▸ **What you have to do**
Leave out the pictures, and retype only the lines from the beginning of the material through the line that contains "4.4, 4.8, 4.3]", including both.

▸ **Data excerpt**
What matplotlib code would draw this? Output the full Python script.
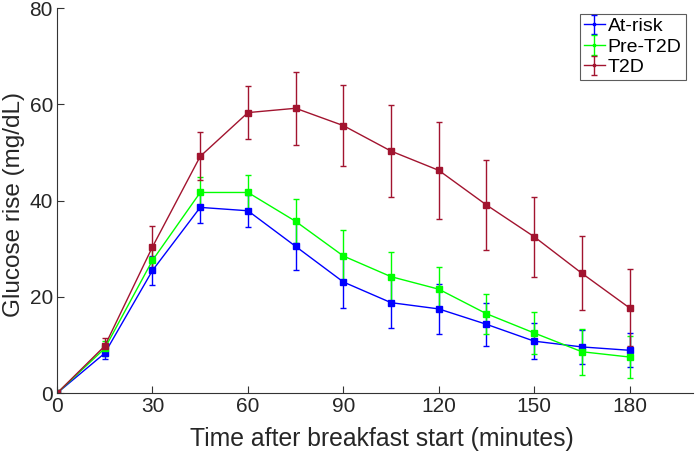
import numpy as np
import matplotlib
matplotlib.use("Agg")
import matplotlib.pyplot as plt

plt.rcParams['font.family'] = ['Liberation Sans', 'DejaVu Sans']

t = [0, 15, 30, 45, 60, 75, 90, 105, 120, 135, 150, 165, 180]

atrisk = [0, 8.3, 25.5, 38.6, 37.9, 30.5, 23.1, 18.8, 17.5, 14.3, 10.8, 9.6, 8.9]
atrisk_err = [0, 1.3, 3.0, 3.3, 3.3, 5.0, 5.4, 5.2, 5.2, 4.5, 3.8, 3.5, 3.5]

pret2d = [0, 9.3, 27.6, 41.7, 41.7, 35.7, 28.5, 24.2, 21.6, 16.5, 12.5, 8.6, 7.5]
pret2d_err = [0, 1.5, 2.5, 3.2, 3.6, 4.6, 5.4, 5.2, 4.6, 4.2, 4.4, 4.8, 4.3]

t2d = [0, 9.8, 30.4, 49.2, 58.3, 59.2, 55.6, 50.3, 46.3, 39.1, 32.5, 24.9, 17.7]
t2d_err = [0, 1.6, 4.4, 5.0, 5.5, 7.6, 8.5, 9.5, 10.1, 9.3, 8.3, 7.7, 8.0]

labels = ['At-risk', 'Pre-T2D', 'T2D']
colors = ['#0000ff', '#00ff00', '#a2142f']

fig = plt.figure(figsize=(6.96, 4.55), dpi=100)
ax = fig.add_axes([0.082, 0.136, 0.914, 0.846])

for y, e, lab, c in zip([atrisk, pret2d, t2d], [atrisk_err, pret2d_err, t2d_err], labels, colors):
    ax.errorbar(t, y, yerr=e, color=c, lw=1.0, elinewidth=1.0, capsize=2,
                marker='s', ms=4.5, label=lab)

ax.set_xlim(0, 200)
ax.set_ylim(0, 80)
ax.set_xticks(range(0, 181, 30))
ax.set_yticks(range(0, 81, 20))
ax.tick_params(direction='in', labelsize=15, length=5, pad=3,
               color='#333333', labelcolor='#262626')
for s in ['top', 'right']:
    ax.spines[s].set_visible(False)
for s in ['left', 'bottom']:
    ax.spines[s].set_color('#333333')
ax.set_xlabel('Time after breakfast start (minutes)', fontsize=17.8, color='#262626')
ax.xaxis.set_label_coords(0.51, -0.087)
ax.xaxis.label.set_va('top')
ax.set_ylabel('Glucose rise (mg/dL)', fontsize=17.5, color='#262626')
ax.yaxis.set_label_coords(-0.05, 0.49)

leg = ax.legend(loc='upper right', bbox_to_anchor=(0.988, 0.986), fontsize=14,
                fancybox=False, handlelength=1.1, handletextpad=0.15,
                borderpad=0.2, labelspacing=0.15, borderaxespad=0, markerscale=0.4)
leg.get_frame().set_edgecolor('#333333')
leg.get_frame().set_linewidth(0.8)

fig.savefig('out.png', dpi=100)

▸ **Exercise answer**
What matplotlib code would draw this? Output the full Python script.
import numpy as np
import matplotlib
matplotlib.use("Agg")
import matplotlib.pyplot as plt

plt.rcParams['font.family'] = ['Liberation Sans', 'DejaVu Sans']

t = [0, 15, 30, 45, 60, 75, 90, 105, 120, 135, 150, 165, 180]

atrisk = [0, 8.3, 25.5, 38.6, 37.9, 30.5, 23.1, 18.8, 17.5, 14.3, 10.8, 9.6, 8.9]
atrisk_err = [0, 1.3, 3.0, 3.3, 3.3, 5.0, 5.4, 5.2, 5.2, 4.5, 3.8, 3.5, 3.5]

pret2d = [0, 9.3, 27.6, 41.7, 41.7, 35.7, 28.5, 24.2, 21.6, 16.5, 12.5, 8.6, 7.5]
pret2d_err = [0, 1.5, 2.5, 3.2, 3.6, 4.6, 5.4, 5.2, 4.6, 4.2, 4.4, 4.8, 4.3]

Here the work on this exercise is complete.